# General relativity - gravitational wave/geodesic problem?

1. May 29, 2010

### jeebs

Hi,
Imagine a + polarized gravitational wave propagating in the z direction. A particle in the field of this wave has the following lagrangian:
$$L = -c^2(\frac{dt}{d\tau})^2 + (1 + hcos(wt))(\frac{dx}{d\tau})^2 + (1 - hcos(wt))(\frac{dy}{d\tau})^2 + (\frac{dz}{d\tau})^2$$

where tau is the proper time in the particle's frame, x,y,z & t are the spacetime coordinates used to describe the particle's trajectory, h is a number far smaller than 1 and w is the wave's angular frequency.

the problem starts off by asking me to show that there are 3 constants of the motion. The Euler-Lagrange equation yields the constants A, B and C:

$$A = \frac{dz}{d\tau}$$,
$$B = (1 + hcos(wt))\frac{dx}{d\tau}$$,
and
$$C = (1 - hcos(wt))\frac{dy}{d\tau}$$.

The problem then gets me to prove that $$\frac{dy}{dx} = M(1 + 2hcos(wt))$$, which it turns out is done with the combination of the $$\frac{dy}{d\tau}$$ and $$\frac{dy}{d\tau}$$ expressions above, and the use of 1st order power series expansions. (It turns out that the constant M = C/B.)

Now i've reached the last part where I'm not sure how to proceed - this is surely the whole point of doing all the previous calculations and is the bit I am actually supposed to learn something from.

I am asked "Is a straight line trajectory in the x direction a geodesic here? Is a straight line trajectory along the line x=y a geodesic?" If the answer to either of these is no, I am also asked to sketch a geodesic as h tends to zero.

What I'm thinking is, I'm looking at the dy/dx expression and seeing that it's non-zero. Is that telling us that you cannot move in the x-direction without moving in the y-direction, so that you cannot move in a straight line trajectory in the x-direction?
Also, the question is saying that the x-direction is perpendicular to the wave propagation direction (the z-direction). I'm not sure what bearing this has, because if space is distorted, surely that could affect all directions, right? I also have no idea what I would sketch either.

I really appreciate any answers, getting to this stage has taken me ages of mindless mathematics but I don't feel like I've learned any physics yet.
Can anyone help out?

thanks.

2. Jun 3, 2010

### rhoparkour

I may be confused here, but what is a straight line in a curved space? From my understanding, there are no more straight lines, but geodesics. So the way I see it, the problem is asking you: is a geodesic a geodesic?

Now, if we "define" a straight line to be something parametrized as:

$x = at+b \; y = ct + d$

I would say the answer is a blatant no...
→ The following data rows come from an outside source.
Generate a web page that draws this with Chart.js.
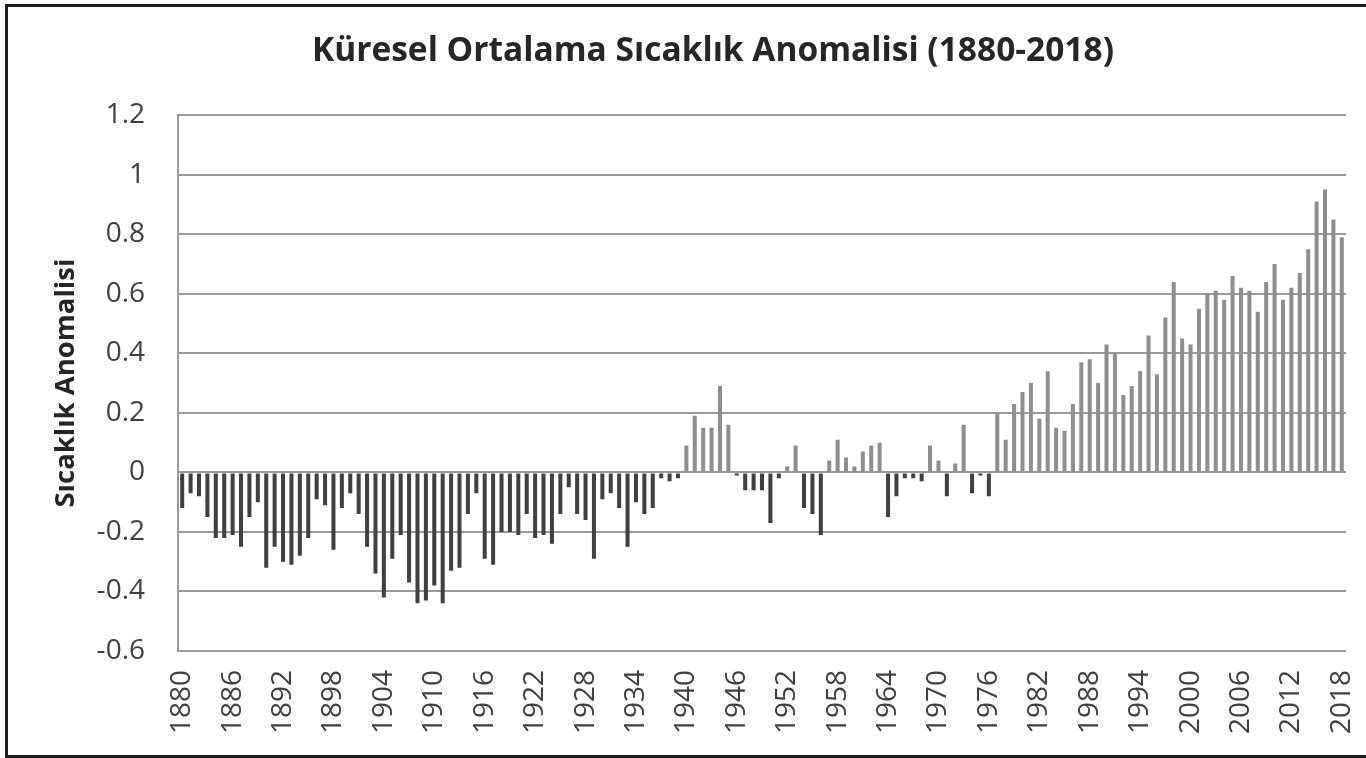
<!DOCTYPE html>
<html lang="tr">
<head>
    <meta charset="UTF-8">
    <title>Küresel Ortalama Sıcaklık Anomalisi (1880-2018)</title>
    <script src="https://cdn.jsdelivr.net/npm/chart.js@4.4.1/dist/chart.umd.min.js"></script>
    <style>
        body {
            margin: 0;
            background: #ffffff;
        }
        #wrap {
            position: relative;
            width: 1366px;
            height: 758px;
            overflow: hidden;
        }
        #frame {
            position: absolute;
            left: 5px;
            top: 4px;
            width: 1400px;
            height: 748px;
            border-top: 3px solid #1e1e1e;
            border-left: 3px solid #1e1e1e;
            border-bottom: 3px solid #1e1e1e;
            pointer-events: none;
        }
    </style>
</head>
<body>
    <div id="wrap">
        <canvas id="anomalyChart" width="1366" height="758"></canvas>
        <div id="frame"></div>
    </div>
    <script>
        const firstYear = 1880;
        const lastYear = 2018;
        const labelStep = 6;

        // yearly anomaly values, 1880 ... 2018
        const anomalies = [
            -0.12, -0.07, -0.08, -0.15, -0.22, -0.22, -0.21, -0.25, -0.15, -0.10,
            -0.32, -0.25, -0.30, -0.31, -0.28, -0.22, -0.09, -0.11, -0.26, -0.12,
            -0.07, -0.14, -0.25, -0.34, -0.42, -0.29, -0.21, -0.37, -0.44, -0.43,
            -0.38, -0.44, -0.33, -0.32, -0.14, -0.07, -0.29, -0.31, -0.20, -0.20,
            -0.21, -0.14, -0.22, -0.21, -0.24, -0.14, -0.05, -0.14, -0.16, -0.29,
            -0.09, -0.07, -0.12, -0.25, -0.10, -0.14, -0.12, -0.02, -0.03, -0.02,
            0.09, 0.19, 0.15, 0.15, 0.29, 0.16, -0.01, -0.06, -0.06, -0.06,
            -0.17, -0.02, 0.02, 0.09, -0.12, -0.14, -0.21, 0.04, 0.11, 0.05,
            0.02, 0.07, 0.09, 0.10, -0.15, -0.08, -0.02, -0.02, -0.03, 0.09,
            0.04, -0.08, 0.03, 0.16, -0.07, -0.01, -0.08, 0.20, 0.11, 0.23,
            0.27, 0.30, 0.18, 0.34, 0.15, 0.14, 0.23, 0.37, 0.38, 0.30,
            0.43, 0.40, 0.26, 0.29, 0.34, 0.46, 0.33, 0.52, 0.64, 0.45,
            0.43, 0.55, 0.60, 0.61, 0.58, 0.66, 0.62, 0.61, 0.54, 0.64,
            0.70, 0.58, 0.62, 0.67, 0.75, 0.91, 0.95, 0.85, 0.79
        ];

        const years = [];
        for (let y = firstYear; y <= lastYear; y++) {
            years.push(String(y));
        }

        const textColor = '#404040';
        const fontFamily = '"Open Sans", "DejaVu Sans", sans-serif';

        const ctx = document.getElementById('anomalyChart').getContext('2d');
        new Chart(ctx, {
            type: 'bar',
            data: {
                labels: years,
                datasets: [{
                    label: 'Sıcaklık Anomalisi',
                    data: anomalies,
                    backgroundColor: anomalies.map(v => v < 0 ? '#404040' : '#8e8e8e'),
                    borderWidth: 0,
                    barPercentage: 0.48,
                    categoryPercentage: 1.0
                }]
            },
            options: {
                responsive: false,
                animation: false,
                layout: {
                    // left padding keeps the title centred where the original has it
                    padding: { top: 0, left: 80, right: 20, bottom: 0 }
                },
                plugins: {
                    legend: { display: false },
                    tooltip: { enabled: false },
                    title: {
                        display: true,
                        text: 'Küresel Ortalama Sıcaklık Anomalisi (1880-2018)',
                        color: '#262626',
                        font: { family: fontFamily, size: 33.5, weight: 'bold', lineHeight: 1.2 },
                        padding: { top: 31, bottom: 44 }
                    }
                },
                scales: {
                    x: {
                        grid: { display: false, drawTicks: false },
                        border: { display: false },
                        ticks: {
                            autoSkip: false,
                            minRotation: 90,
                            maxRotation: 90,
                            padding: 19,
                            color: textColor,
                            font: { family: fontFamily, size: 28 },
                            callback: function (value, index) {
                                return index % labelStep === 0 ? years[index] : '';
                            }
                        },
                        afterFit: function (scale) {
                            scale.height = 107;
                            scale.paddingLeft = 0;
                            scale.paddingRight = 0;
                        }
                    },
                    y: {
                        min: -0.6,
                        max: 1.2,
                        grid: {
                            color: '#9a9a9a',
                            lineWidth: 2,
                            drawTicks: false
                        },
                        border: { display: true, color: '#9a9a9a', width: 2 },
                        ticks: {
                            stepSize: 0.2,
                            padding: 33,
                            color: textColor,
                            font: { family: fontFamily, size: 28 },
                            callback: v => String(+v.toFixed(1))
                        },
                        title: {
                            display: true,
                            text: 'Sıcaklık Anomalisi',
                            color: '#262626',
                            font: { family: fontFamily, size: 27.5, weight: 'bold', lineHeight: 1.2 },
                            padding: { top: -30, bottom: 0 }
                        },
                        afterFit: function (scale) {
                            scale.width = 98;
                        }
                    }
                }
            }
        });
    </script>
</body>
</html>
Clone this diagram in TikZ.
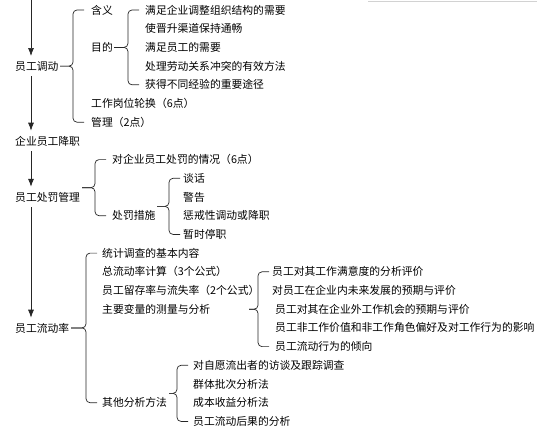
\documentclass[tikz,border=0pt]{standalone}
\usepackage{fontspec}
\setmainfont{Noto Sans CJK SC}
\usetikzlibrary{arrows.meta}

\begin{document}
\begin{tikzpicture}[x=1pt,y=-1pt,
  txt/.style={anchor=west,inner sep=0pt,font=\fontsize{10.8}{13}\selectfont},
  main/.style={txt,inner ysep=5pt},
  brc/.style={rounded corners=4pt,line width=0.7pt,black!85},
  arr/.style={-{Latex[length=8pt,width=6pt]},line width=0.7pt,black!85}]
  \useasboundingbox (0,0) rectangle (537,437);
  \def\r{18.7}
  \draw[gray!35] (368,1) -- (537,1);
  % colonna principale
  \coordinate (top) at (31,0);
  \node[main] (diaodong) at (15,10+3*\r)  {员工调动};
  \node[main] (jiangzhi) at (15,10+7*\r)  {企业员工降职};
  \node[main] (chufa)    at (15,10+10*\r) {员工处罚管理};
  \node[main] (liudong)  at (15,10+17*\r) {员工流动率};
  \draw[arr] (top) -- (diaodong.north -| top);
  \draw[arr] (diaodong.south -| top) -- (jiangzhi.north -| top);
  \draw[arr] (jiangzhi.south -| top) -- (chufa.north -| top);
  \draw[arr] (chufa.south -| top) -- (liudong.north -| top);

  %员工调动
  \node[txt] (hanyi)   at (91,10+0*\r) {含义};
  \node[txt] (mudi)    at (91,10+2*\r) {目的};
  \node[txt] (lunhuan) at (91,10+5*\r) {工作岗位轮换（6点）};
  \node[txt] (guanli)  at (91,10+6*\r) {管理（2点）};
  \foreach \t [count=\i from 0] in {满足企业调整组织结构的需要,使晋升渠道保持通畅,
    满足员工的需要,处理劳动关系冲突的有效方法,获得不同经验的重要途径}
    \node[txt] (md\i) at (145,10+\i*\r) {\t};

  % 员工处罚管理
  \node[txt] (qingkuang) at (112,10+8*\r)  {对企业员工处罚的情况（6点）};
  \node[txt] (cuoshi)    at (112,10+11*\r) {处罚措施};
  \foreach \t [count=\i from 9] in {谈话,警告,惩戒性调动或降职,暂时停职}
    \node[txt] (cs\i) at (183,10+\i*\r) {\t};

  % 员工流动率
  \node[txt] (tongji)  at (102,10+13*\r) {统计调查的基本内容};
  \node[txt] (zong)    at (102,10+14*\r) {总流动率计算（3个公式）};
  \node[txt] (liucun)  at (102,10+15*\r) {员工留存率与流失率（2个公式）};
  \node[txt] (bianliang) at (102,10+16*\r) {主要变量的测量与分析};
  \node[txt] (qita)    at (102,10+21*\r) {其他分析方法};
  \foreach \x/\t [count=\i from 14] in {272/员工对其工作满意度的分析评价,
    272/对员工在企业内未来发展的预期与评价,275/员工对其在企业外工作机会的预期与评价,
    275/员工非工作价值和非工作角色偏好及对工作行为的影响,275/员工流动行为的倾向}
    \node[txt] (bl\i) at (\x,10+\i*\r) {\t};
  \foreach \t [count=\i from 19] in {对自愿流出者的访谈及跟踪调查,群体批次分析法,
    成本收益分析法,员工流动后果的分析}
    \node[txt] (qt\i) at (193,10+\i*\r) {\t};

  % parentesi: estremo destro / punta / riga alta / riga bassa
  \foreach \e/\t/\a/\b in {84/60/0/6, 139/114/0/4, 106/82/8/11, 180/157/9/12,
    97/71/13/21, 269/249/14/18, 188/169/19/22} {
    \draw[brc] (\e,10+\a*\r) -- (\e-11,10+\a*\r) -- (\e-11,{10+(\a+\b)*\r/2}) -- (\t,{10+(\a+\b)*\r/2});
    \draw[brc] (\t,{10+(\a+\b)*\r/2}) -- (\e-11,{10+(\a+\b)*\r/2}) -- (\e-11,10+\b*\r) -- (\e,10+\b*\r);
  }
\end{tikzpicture}
\end{document}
I'll get some new ideas when I go outside! I'll be back soon!

Last edited: Jun 3, 2010
3. Jun 3, 2010

### rhoparkour

Is there any hope of solving the geodesic equation of motion? If so, that could prove your point and allow you to plot geodesics.

I have another idea, try plotting an x-y, we see that geodesics for a constant time "t0" have the derivative:

$\frac{dy}{dx} = M \left[ 1 + 2h cos\left(\omega t_{o}\right) \right]$

You can at least draw the "geodesics at constant time," though a moving particle will change the "constant" t0 as time goes by.

As for the straight line geodesics, for an x directed one dy = 0 so it is a geodesic if M is also 0. The y=x one is not a geodesic since assuming it is will give you:

$1 = M \left[ 1 + 2h cos\left(\omega t\right) \right]$

which is just not true, since M is constant.